Los debates televisados los carga el diablo. El célebre Nixon-Kennedy, en septiembre de 1960, inauguró esta era, en la que aún estamos, de la supremacía de la imagen sobre la palabra. Quienes lo escucharon por radio dieron por vencedor a Nixon, pero los setenta millones de televidentes se inclinaron por Kennedy. El republicano apareció demacrado y mal vestido, y estuvo nervioso, sudoroso y dubitativo. El demócrata, pese a que le temblaban las manos cuando no se aferraba al atril, logró mantener su bronceado rostro perfectamente imperturbable y controlado. Nixon dejaba traslucir sus emociones y a los espectadores no les gustó ver a un ser humano como ellos.

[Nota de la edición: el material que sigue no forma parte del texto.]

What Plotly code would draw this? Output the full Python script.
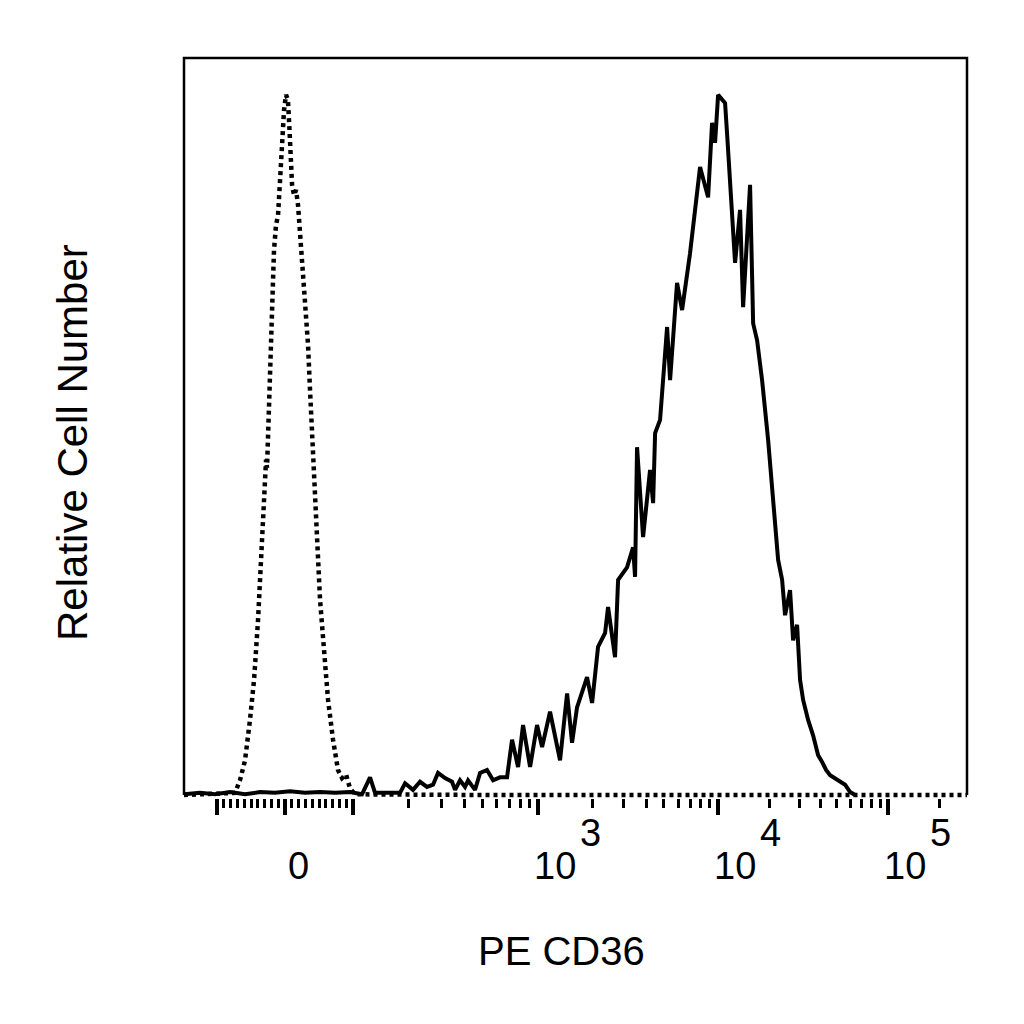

Querían una estrella. Y Kennedy, que siempre se había interesado por el glamour de los actores de Hollywood, los satisfizo. Cosas del medio audiovisual.

Se dice que estos debates apenas mueven votos. Pero en ese "apenas" puede decidirse una victoria o una derrota. Por lo general, nadie recuerda a los moderadores. Señal de que lo hicieron bien es que pasaran desapercibidos. Raro será que ocurra así el próximo lunes. Y si no, al tiempo, digo, al Campo.